-- Start Supplied information --

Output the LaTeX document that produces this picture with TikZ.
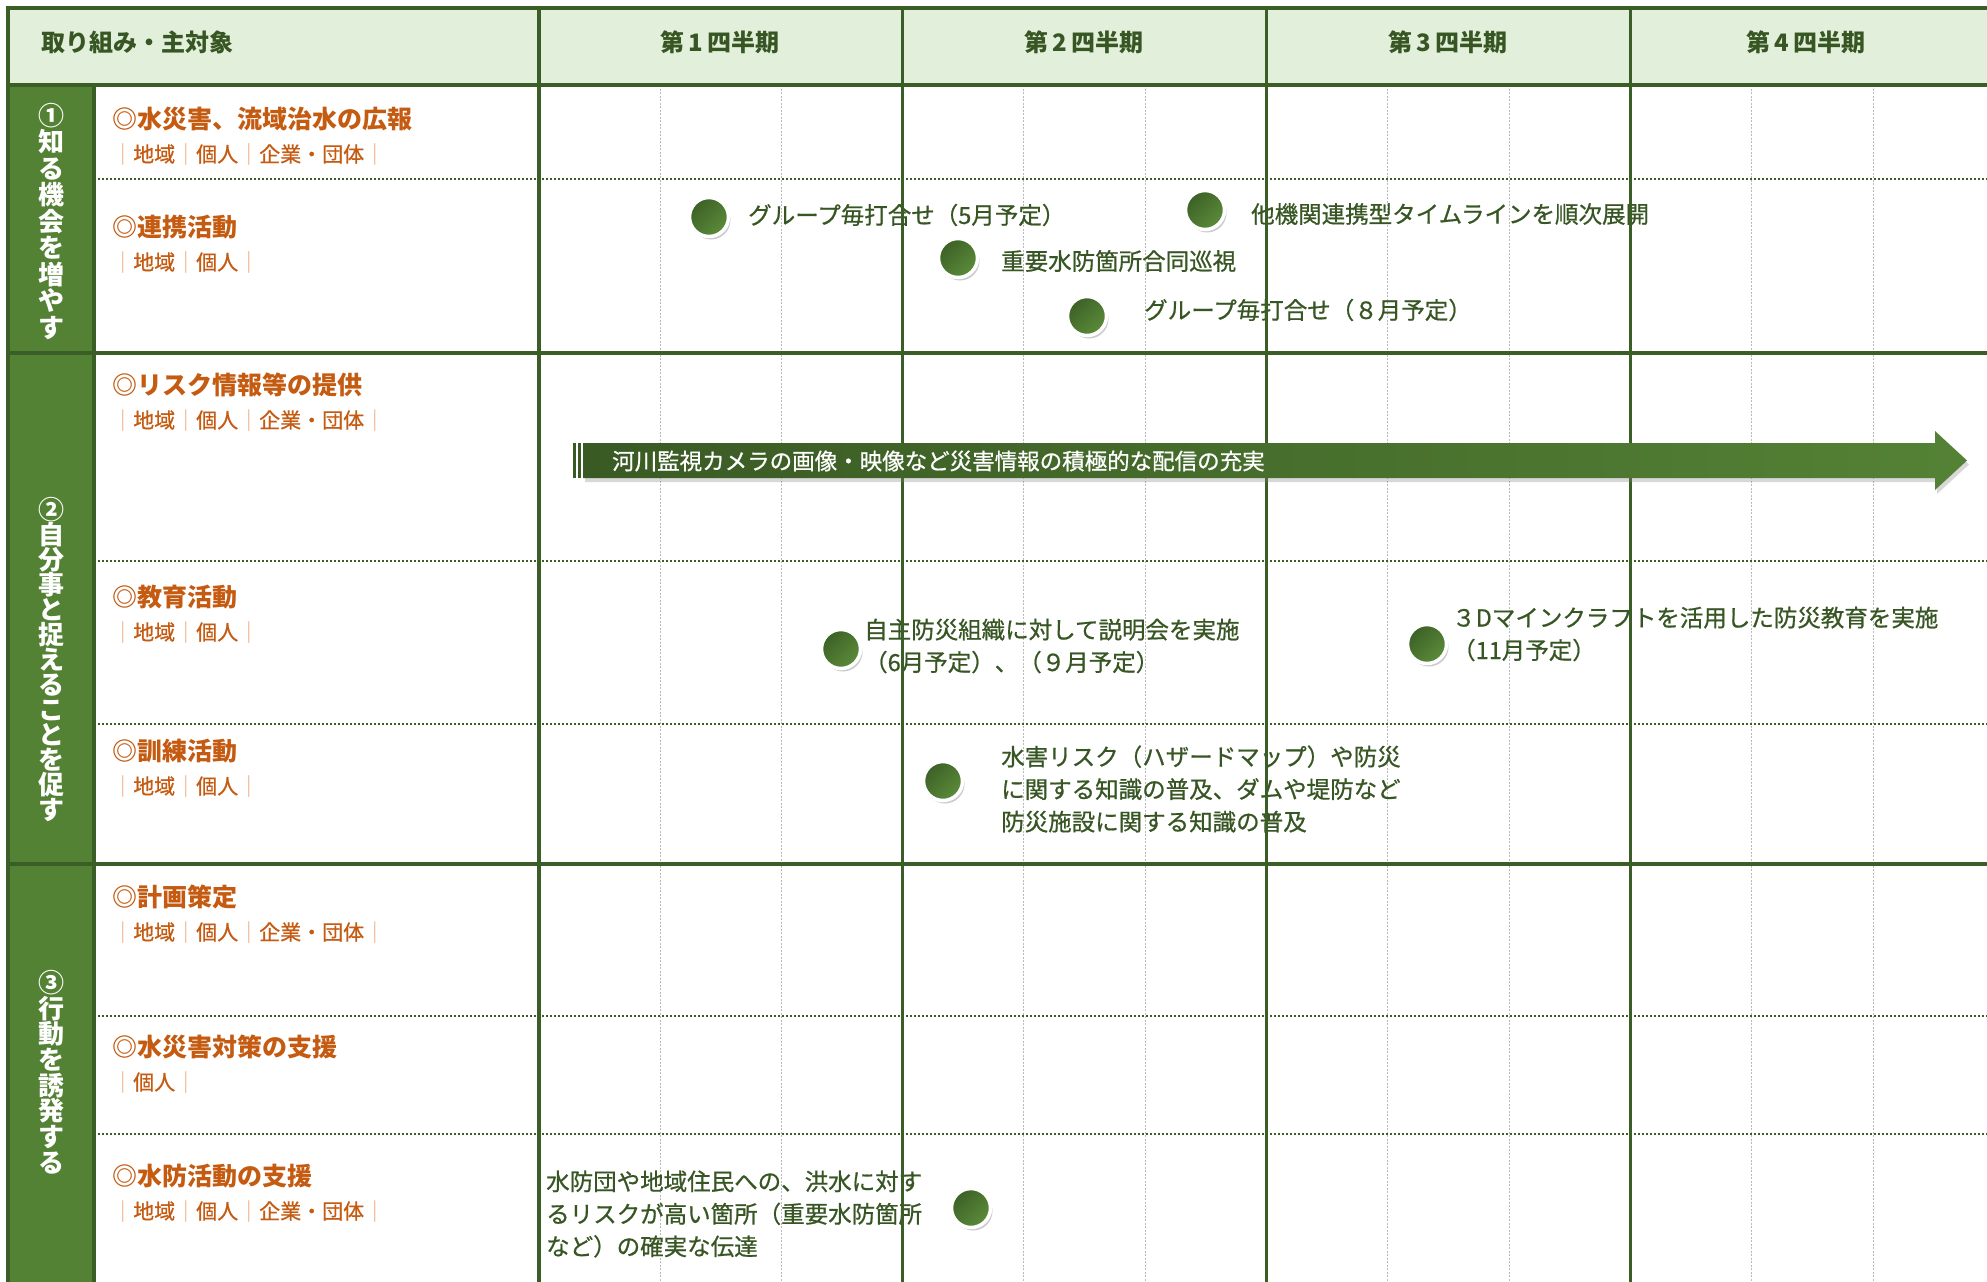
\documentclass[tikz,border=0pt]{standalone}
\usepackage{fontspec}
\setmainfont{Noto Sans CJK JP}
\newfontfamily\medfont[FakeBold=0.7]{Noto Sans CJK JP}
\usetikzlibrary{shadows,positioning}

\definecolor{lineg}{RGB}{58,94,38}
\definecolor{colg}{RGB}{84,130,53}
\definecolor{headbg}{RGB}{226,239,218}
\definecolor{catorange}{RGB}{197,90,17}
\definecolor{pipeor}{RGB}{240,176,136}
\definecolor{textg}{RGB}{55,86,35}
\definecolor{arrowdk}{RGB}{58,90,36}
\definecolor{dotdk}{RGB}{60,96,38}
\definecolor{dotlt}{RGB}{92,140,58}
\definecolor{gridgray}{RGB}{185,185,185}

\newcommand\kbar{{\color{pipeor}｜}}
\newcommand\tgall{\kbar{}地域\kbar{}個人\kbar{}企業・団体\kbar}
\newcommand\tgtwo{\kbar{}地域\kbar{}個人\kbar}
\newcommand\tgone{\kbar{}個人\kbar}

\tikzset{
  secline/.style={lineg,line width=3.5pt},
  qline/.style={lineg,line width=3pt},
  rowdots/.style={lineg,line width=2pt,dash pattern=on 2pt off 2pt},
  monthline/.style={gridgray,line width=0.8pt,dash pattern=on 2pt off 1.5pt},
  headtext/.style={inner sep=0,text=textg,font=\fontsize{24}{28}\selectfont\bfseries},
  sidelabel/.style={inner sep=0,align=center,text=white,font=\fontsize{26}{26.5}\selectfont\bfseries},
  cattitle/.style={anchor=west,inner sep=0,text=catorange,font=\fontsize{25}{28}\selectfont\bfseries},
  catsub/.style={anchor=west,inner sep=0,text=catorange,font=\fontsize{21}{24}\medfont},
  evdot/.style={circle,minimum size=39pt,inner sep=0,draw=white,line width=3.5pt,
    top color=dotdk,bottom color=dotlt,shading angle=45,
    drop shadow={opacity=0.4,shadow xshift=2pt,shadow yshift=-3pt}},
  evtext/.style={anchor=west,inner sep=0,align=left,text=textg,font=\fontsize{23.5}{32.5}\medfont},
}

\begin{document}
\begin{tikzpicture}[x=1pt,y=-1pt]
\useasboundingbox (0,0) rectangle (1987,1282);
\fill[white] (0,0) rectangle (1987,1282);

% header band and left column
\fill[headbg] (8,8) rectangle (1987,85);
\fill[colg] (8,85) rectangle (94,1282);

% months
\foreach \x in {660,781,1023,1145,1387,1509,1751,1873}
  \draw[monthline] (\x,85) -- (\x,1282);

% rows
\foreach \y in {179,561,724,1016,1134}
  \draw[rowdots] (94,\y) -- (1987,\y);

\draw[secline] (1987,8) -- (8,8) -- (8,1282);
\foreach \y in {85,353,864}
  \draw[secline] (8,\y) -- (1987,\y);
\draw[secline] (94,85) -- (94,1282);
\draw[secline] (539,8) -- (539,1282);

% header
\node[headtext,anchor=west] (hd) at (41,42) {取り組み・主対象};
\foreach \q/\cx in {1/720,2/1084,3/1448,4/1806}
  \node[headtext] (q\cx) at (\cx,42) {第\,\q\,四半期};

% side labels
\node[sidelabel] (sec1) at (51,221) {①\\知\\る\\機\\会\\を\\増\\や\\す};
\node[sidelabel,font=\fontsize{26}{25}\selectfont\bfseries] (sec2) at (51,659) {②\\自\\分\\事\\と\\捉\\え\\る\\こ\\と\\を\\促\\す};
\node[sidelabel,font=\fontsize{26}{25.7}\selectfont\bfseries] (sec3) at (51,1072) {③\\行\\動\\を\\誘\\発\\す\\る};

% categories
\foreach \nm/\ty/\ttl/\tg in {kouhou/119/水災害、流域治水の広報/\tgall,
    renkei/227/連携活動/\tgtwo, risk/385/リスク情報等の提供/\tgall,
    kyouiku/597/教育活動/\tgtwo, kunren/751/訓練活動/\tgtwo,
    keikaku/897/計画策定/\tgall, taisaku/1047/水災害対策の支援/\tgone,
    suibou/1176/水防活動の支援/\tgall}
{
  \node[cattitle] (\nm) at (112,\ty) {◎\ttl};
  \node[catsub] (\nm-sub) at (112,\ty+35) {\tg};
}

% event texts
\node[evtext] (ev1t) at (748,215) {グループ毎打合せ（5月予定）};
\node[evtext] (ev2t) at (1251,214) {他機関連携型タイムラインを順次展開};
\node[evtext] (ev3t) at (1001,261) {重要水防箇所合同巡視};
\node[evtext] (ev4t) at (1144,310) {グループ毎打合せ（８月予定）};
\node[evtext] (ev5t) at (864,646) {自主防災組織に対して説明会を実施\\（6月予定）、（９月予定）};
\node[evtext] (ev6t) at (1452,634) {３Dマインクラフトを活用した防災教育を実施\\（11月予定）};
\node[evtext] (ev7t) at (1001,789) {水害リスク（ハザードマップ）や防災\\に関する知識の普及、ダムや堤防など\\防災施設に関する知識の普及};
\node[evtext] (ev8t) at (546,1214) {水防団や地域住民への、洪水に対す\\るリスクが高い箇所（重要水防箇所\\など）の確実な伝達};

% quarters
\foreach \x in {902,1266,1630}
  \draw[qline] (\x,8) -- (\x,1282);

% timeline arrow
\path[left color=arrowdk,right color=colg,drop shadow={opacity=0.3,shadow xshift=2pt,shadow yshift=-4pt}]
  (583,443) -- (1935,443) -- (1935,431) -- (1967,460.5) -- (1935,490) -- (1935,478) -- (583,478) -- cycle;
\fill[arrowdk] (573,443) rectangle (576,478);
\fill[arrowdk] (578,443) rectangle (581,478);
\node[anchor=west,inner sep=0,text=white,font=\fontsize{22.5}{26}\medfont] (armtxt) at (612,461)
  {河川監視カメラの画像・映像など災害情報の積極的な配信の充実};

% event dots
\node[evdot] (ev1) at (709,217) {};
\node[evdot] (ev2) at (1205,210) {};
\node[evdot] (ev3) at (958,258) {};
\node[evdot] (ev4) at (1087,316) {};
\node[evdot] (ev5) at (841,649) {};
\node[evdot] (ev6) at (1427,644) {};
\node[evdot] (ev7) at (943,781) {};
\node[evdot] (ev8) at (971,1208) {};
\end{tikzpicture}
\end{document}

-- End Supplied information --

§ **Problem to work on**
Reproduce the data above in full, exactly as it is, with the pictures left out.

§ **Solution to this problem**
Output the LaTeX document that produces this picture with TikZ.
\documentclass[tikz,border=0pt]{standalone}
\usepackage{fontspec}
\setmainfont{Noto Sans CJK JP}
\newfontfamily\medfont[FakeBold=0.7]{Noto Sans CJK JP}
\usetikzlibrary{shadows,positioning}

\definecolor{lineg}{RGB}{58,94,38}
\definecolor{colg}{RGB}{84,130,53}
\definecolor{headbg}{RGB}{226,239,218}
\definecolor{catorange}{RGB}{197,90,17}
\definecolor{pipeor}{RGB}{240,176,136}
\definecolor{textg}{RGB}{55,86,35}
\definecolor{arrowdk}{RGB}{58,90,36}
\definecolor{dotdk}{RGB}{60,96,38}
\definecolor{dotlt}{RGB}{92,140,58}
\definecolor{gridgray}{RGB}{185,185,185}

\newcommand\kbar{{\color{pipeor}｜}}
\newcommand\tgall{\kbar{}地域\kbar{}個人\kbar{}企業・団体\kbar}
\newcommand\tgtwo{\kbar{}地域\kbar{}個人\kbar}
\newcommand\tgone{\kbar{}個人\kbar}

\tikzset{
  secline/.style={lineg,line width=3.5pt},
  qline/.style={lineg,line width=3pt},
  rowdots/.style={lineg,line width=2pt,dash pattern=on 2pt off 2pt},
  monthline/.style={gridgray,line width=0.8pt,dash pattern=on 2pt off 1.5pt},
  headtext/.style={inner sep=0,text=textg,font=\fontsize{24}{28}\selectfont\bfseries},
  sidelabel/.style={inner sep=0,align=center,text=white,font=\fontsize{26}{26.5}\selectfont\bfseries},
  cattitle/.style={anchor=west,inner sep=0,text=catorange,font=\fontsize{25}{28}\selectfont\bfseries},
  catsub/.style={anchor=west,inner sep=0,text=catorange,font=\fontsize{21}{24}\medfont},
  evdot/.style={circle,minimum size=39pt,inner sep=0,draw=white,line width=3.5pt,
    top color=dotdk,bottom color=dotlt,shading angle=45,
    drop shadow={opacity=0.4,shadow xshift=2pt,shadow yshift=-3pt}},
  evtext/.style={anchor=west,inner sep=0,align=left,text=textg,font=\fontsize{23.5}{32.5}\medfont},
}

\begin{document}
\begin{tikzpicture}[x=1pt,y=-1pt]
\useasboundingbox (0,0) rectangle (1987,1282);
\fill[white] (0,0) rectangle (1987,1282);

% header band and left column
\fill[headbg] (8,8) rectangle (1987,85);
\fill[colg] (8,85) rectangle (94,1282);

% months
\foreach \x in {660,781,1023,1145,1387,1509,1751,1873}
  \draw[monthline] (\x,85) -- (\x,1282);

% rows
\foreach \y in {179,561,724,1016,1134}
  \draw[rowdots] (94,\y) -- (1987,\y);

\draw[secline] (1987,8) -- (8,8) -- (8,1282);
\foreach \y in {85,353,864}
  \draw[secline] (8,\y) -- (1987,\y);
\draw[secline] (94,85) -- (94,1282);
\draw[secline] (539,8) -- (539,1282);

% header
\node[headtext,anchor=west] (hd) at (41,42) {取り組み・主対象};
\foreach \q/\cx in {1/720,2/1084,3/1448,4/1806}
  \node[headtext] (q\cx) at (\cx,42) {第\,\q\,四半期};

% side labels
\node[sidelabel] (sec1) at (51,221) {①\\知\\る\\機\\会\\を\\増\\や\\す};
\node[sidelabel,font=\fontsize{26}{25}\selectfont\bfseries] (sec2) at (51,659) {②\\自\\分\\事\\と\\捉\\え\\る\\こ\\と\\を\\促\\す};
\node[sidelabel,font=\fontsize{26}{25.7}\selectfont\bfseries] (sec3) at (51,1072) {③\\行\\動\\を\\誘\\発\\す\\る};

% categories
\foreach \nm/\ty/\ttl/\tg in {kouhou/119/水災害、流域治水の広報/\tgall,
    renkei/227/連携活動/\tgtwo, risk/385/リスク情報等の提供/\tgall,
    kyouiku/597/教育活動/\tgtwo, kunren/751/訓練活動/\tgtwo,
    keikaku/897/計画策定/\tgall, taisaku/1047/水災害対策の支援/\tgone,
    suibou/1176/水防活動の支援/\tgall}
{
  \node[cattitle] (\nm) at (112,\ty) {◎\ttl};
  \node[catsub] (\nm-sub) at (112,\ty+35) {\tg};
}

% event texts
\node[evtext] (ev1t) at (748,215) {グループ毎打合せ（5月予定）};
\node[evtext] (ev2t) at (1251,214) {他機関連携型タイムラインを順次展開};
\node[evtext] (ev3t) at (1001,261) {重要水防箇所合同巡視};
\node[evtext] (ev4t) at (1144,310) {グループ毎打合せ（８月予定）};
\node[evtext] (ev5t) at (864,646) {自主防災組織に対して説明会を実施\\（6月予定）、（９月予定）};
\node[evtext] (ev6t) at (1452,634) {３Dマインクラフトを活用した防災教育を実施\\（11月予定）};
\node[evtext] (ev7t) at (1001,789) {水害リスク（ハザードマップ）や防災\\に関する知識の普及、ダムや堤防など\\防災施設に関する知識の普及};
\node[evtext] (ev8t) at (546,1214) {水防団や地域住民への、洪水に対す\\るリスクが高い箇所（重要水防箇所\\など）の確実な伝達};

% quarters
\foreach \x in {902,1266,1630}
  \draw[qline] (\x,8) -- (\x,1282);

% timeline arrow
\path[left color=arrowdk,right color=colg,drop shadow={opacity=0.3,shadow xshift=2pt,shadow yshift=-4pt}]
  (583,443) -- (1935,443) -- (1935,431) -- (1967,460.5) -- (1935,490) -- (1935,478) -- (583,478) -- cycle;
\fill[arrowdk] (573,443) rectangle (576,478);
\fill[arrowdk] (578,443) rectangle (581,478);
\node[anchor=west,inner sep=0,text=white,font=\fontsize{22.5}{26}\medfont] (armtxt) at (612,461)
  {河川監視カメラの画像・映像など災害情報の積極的な配信の充実};

% event dots
\node[evdot] (ev1) at (709,217) {};
\node[evdot] (ev2) at (1205,210) {};
\node[evdot] (ev3) at (958,258) {};
\node[evdot] (ev4) at (1087,316) {};
\node[evdot] (ev5) at (841,649) {};
\node[evdot] (ev6) at (1427,644) {};
\node[evdot] (ev7) at (943,781) {};
\node[evdot] (ev8) at (971,1208) {};
\end{tikzpicture}
\end{document}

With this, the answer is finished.